→ **Instructions to follow**: Copy from the first line below down to and including the line with "const y = d3.scaleLinear().domain([0, 5]).range([baseY, 60]);". Skip the pictures.

→ **Given material**:
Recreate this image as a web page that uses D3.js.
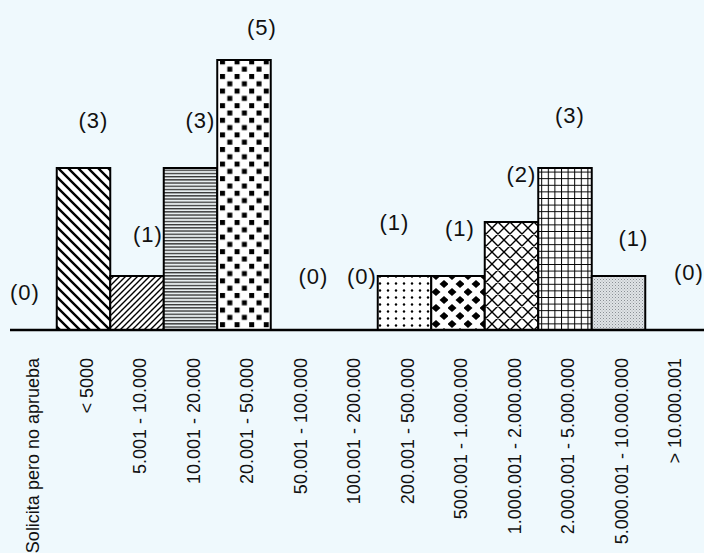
<!DOCTYPE html>
<html>
<head>
<meta charset="utf-8">
<script src="https://cdn.jsdelivr.net/npm/d3@7"></script>
<style>
  html, body { margin: 0; padding: 0; background: #eff9fd; }
  svg { display: block; }
</style>
</head>
<body>
<svg id="chart" width="704" height="553"></svg>
<script>
// ---- data ----
const categories = [
  "Solicita pero no aprueba", "< 5000", "5.001 - 10.000", "10.001 - 20.000",
  "20.001 - 50.000", "50.001 - 100.000", "100.001 - 200.000", "200.001 - 500.000",
  "500.001 - 1.000.000", "1.000.001 - 2.000.000", "2.000.001 - 5.000.000",
  "5.000.001 - 10.000.000", "> 10.000.001"
];
const counts = [0, 3, 1, 3, 5, 0, 0, 1, 1, 2, 3, 1, 0];
const countLabels = ["(0)", "(3)", "(1)", "(3)", "(5)", "(0)", "(0)", "(1)", "(1)", "(2)", "(3)", "(1)", "(0)"];

// ---- layout / style (kept apart from data) ----
const patternIds = ["none", "diagBack", "diagFwd", "hlines", "checker", "none", "none",
  "dots", "diamonds", "crosshatch", "grid", "stipple", "none"];
// label nudges [dx from band centre, dy from bar top]
const labelNudge = [[-5, -38], [10, -48], [11, -42], [10, -48], [18, -33], [16, -54], [11, -54],
  [-10, -54], [2, -48], [10, -48], [5, -53], [15, -38], [17, -58]];

const W = 704, H = 553;
const baseY = 330;
const svg = d3.select("#chart");

const x = d3.scaleBand().domain(categories).range([3.25, 698.75]).padding(0);
const y = d3.scaleLinear().domain([0, 5]).range([baseY, 60]);

// ---- patterns ----
const defs = svg.append("defs");
function pat(id, w, h) {
  return defs.append("pattern").attr("id", id).attr("patternUnits", "userSpaceOnUse")
    .attr("width", w).attr("height", h);
}
{ // back diagonal "\"
  const p = pat("diagBack", 10, 10);
  p.append("rect").attr("width", 10).attr("height", 10).attr("fill", "#fff");
  p.append("path").attr("d", "M-2,-2 L12,12 M-2,8 L2,12 M8,-2 L12,2").attr("stroke", "#000").attr("stroke-width", 2.4);
}
{ // forward diagonal "/"
  const p = pat("diagFwd", 6, 6);
  p.append("rect").attr("width", 6).attr("height", 6).attr("fill", "#fff");
  p.append("path").attr("d", "M-1,7 L7,-1 M-1,1 L1,-1 M5,7 L7,5").attr("stroke", "#000").attr("stroke-width", 1.4);
}
{ // horizontal lines
  const p = pat("hlines", 6, 3.2);
  p.append("rect").attr("width", 6).attr("height", 3.2).attr("fill", "#e8eef0");
  p.append("rect").attr("y", 0).attr("width", 6).attr("height", 1.3).attr("fill", "#333");
}
{ // checkerboard of separated squares
  const p = pat("checker", 14.6, 14.6);
  p.append("rect").attr("width", 14.6).attr("height", 14.6).attr("fill", "#fff");
  p.append("rect").attr("x", 1).attr("y", 1).attr("width", 5).attr("height", 5).attr("fill", "#000");
  p.append("rect").attr("x", 8.3).attr("y", 8.3).attr("width", 5).attr("height", 5).attr("fill", "#000");
}
{ // dots
  const p = pat("dots", 8, 7);
  p.append("rect").attr("width", 8).attr("height", 7).attr("fill", "#fff");
  p.append("circle").attr("cx", 4).attr("cy", 3.5).attr("r", 1.2).attr("fill", "#000");
}
{ // diamonds
  const p = pat("diamonds", 16, 16);
  p.append("rect").attr("width", 16).attr("height", 16).attr("fill", "#fff");
  p.append("path").attr("d", "M4,0 L8.5,4 L4,8 L-0.5,4Z M12,8 L16.5,12 L12,16 L7.5,12Z").attr("fill", "#000");
}
{ // diagonal crosshatch
  const p = pat("crosshatch", 12, 12);
  p.append("rect").attr("width", 12).attr("height", 12).attr("fill", "#fff");
  p.append("path").attr("d", "M-1,-1 L13,13 M-1,13 L13,-1 M-1,11 L1,13 M11,-1 L13,1 M-1,1 L1,-1 M11,13 L13,11")
    .attr("stroke", "#000").attr("stroke-width", 1.4);
}
{ // square grid
  const p = pat("grid", 6.6, 6.6);
  p.append("rect").attr("width", 6.6).attr("height", 6.6).attr("fill", "#fff");
  p.append("path").attr("d", "M0,0 H6.6 M0,0 V6.6").attr("stroke", "#000").attr("stroke-width", 2);
}
{ // fine stipple
  const p = pat("stipple", 3, 3);
  p.append("rect").attr("width", 3).attr("height", 3).attr("fill", "#dfe3e6");
  p.append("rect").attr("x", 0).attr("y", 0).attr("width", 1).attr("height", 1).attr("fill", "#8a8f94");
  p.append("rect").attr("x", 1.5).attr("y", 1.5).attr("width", 1).attr("height", 1).attr("fill", "#a7acb0");
}

// ---- bars ----
const barData = categories.map((c, i) => ({ c, v: counts[i], p: patternIds[i], label: countLabels[i], i }));
svg.append("g").selectAll("rect")
  .data(barData.filter(d => d.v > 0))
  .join("rect")
  .attr("x", d => x(d.c))
  .attr("y", d => y(d.v))
  .attr("width", x.bandwidth())
  .attr("height", d => y(0) - y(d.v))
  .attr("fill", d => `url(#${d.p})`)
  .attr("stroke", "#000")
  .attr("stroke-width", 2);

// ---- baseline ----
svg.append("line").attr("x1", 10).attr("x2", W).attr("y1", baseY).attr("y2", baseY)
  .attr("stroke", "#000").attr("stroke-width", 2.5);

// ---- value labels ----
svg.append("g").selectAll("text")
  .data(barData)
  .join("text")
  .attr("x", d => x(d.c) + x.bandwidth() / 2 + labelNudge[d.i][0])
  .attr("y", d => y(d.v) + labelNudge[d.i][1])
  .attr("text-anchor", "middle")
  .attr("dominant-baseline", "central")
  .attr("font-family", "'Liberation Sans', Arial, sans-serif")
  .attr("font-size", 22)
  .attr("letter-spacing", 1)
  .attr("fill", "#111")
  .text(d => d.label);

// ---- category axis ----
const axis = d3.axisBottom(x).tickSize(0).tickPadding(0);
const gAxis = svg.append("g").attr("transform", `translate(0,${baseY})`).call(axis);
gAxis.select(".domain").remove();
gAxis.selectAll(".tick text")
  .attr("transform", "translate(3,28) rotate(-90)")
  .attr("x", 0).attr("y", 0).attr("dy", "0.35em")
  .attr("text-anchor", "end")
  .attr("font-family", "'Liberation Sans', Arial, sans-serif")
  .attr("font-size", 18)
  .attr("fill", "#111");
</script>
</body>
</html>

→ **Task answer**:
Recreate this image as a web page that uses D3.js.
<!DOCTYPE html>
<html>
<head>
<meta charset="utf-8">
<script src="https://cdn.jsdelivr.net/npm/d3@7"></script>
<style>
  html, body { margin: 0; padding: 0; background: #eff9fd; }
  svg { display: block; }
</style>
</head>
<body>
<svg id="chart" width="704" height="553"></svg>
<script>
// ---- data ----
const categories = [
  "Solicita pero no aprueba", "< 5000", "5.001 - 10.000", "10.001 - 20.000",
  "20.001 - 50.000", "50.001 - 100.000", "100.001 - 200.000", "200.001 - 500.000",
  "500.001 - 1.000.000", "1.000.001 - 2.000.000", "2.000.001 - 5.000.000",
  "5.000.001 - 10.000.000", "> 10.000.001"
];
const counts = [0, 3, 1, 3, 5, 0, 0, 1, 1, 2, 3, 1, 0];
const countLabels = ["(0)", "(3)", "(1)", "(3)", "(5)", "(0)", "(0)", "(1)", "(1)", "(2)", "(3)", "(1)", "(0)"];

// ---- layout / style (kept apart from data) ----
const patternIds = ["none", "diagBack", "diagFwd", "hlines", "checker", "none", "none",
  "dots", "diamonds", "crosshatch", "grid", "stipple", "none"];
// label nudges [dx from band centre, dy from bar top]
const labelNudge = [[-5, -38], [10, -48], [11, -42], [10, -48], [18, -33], [16, -54], [11, -54],
  [-10, -54], [2, -48], [10, -48], [5, -53], [15, -38], [17, -58]];

const W = 704, H = 553;
const baseY = 330;
const svg = d3.select("#chart");

const x = d3.scaleBand().domain(categories).range([3.25, 698.75]).padding(0);
const y = d3.scaleLinear().domain([0, 5]).range([baseY, 60]);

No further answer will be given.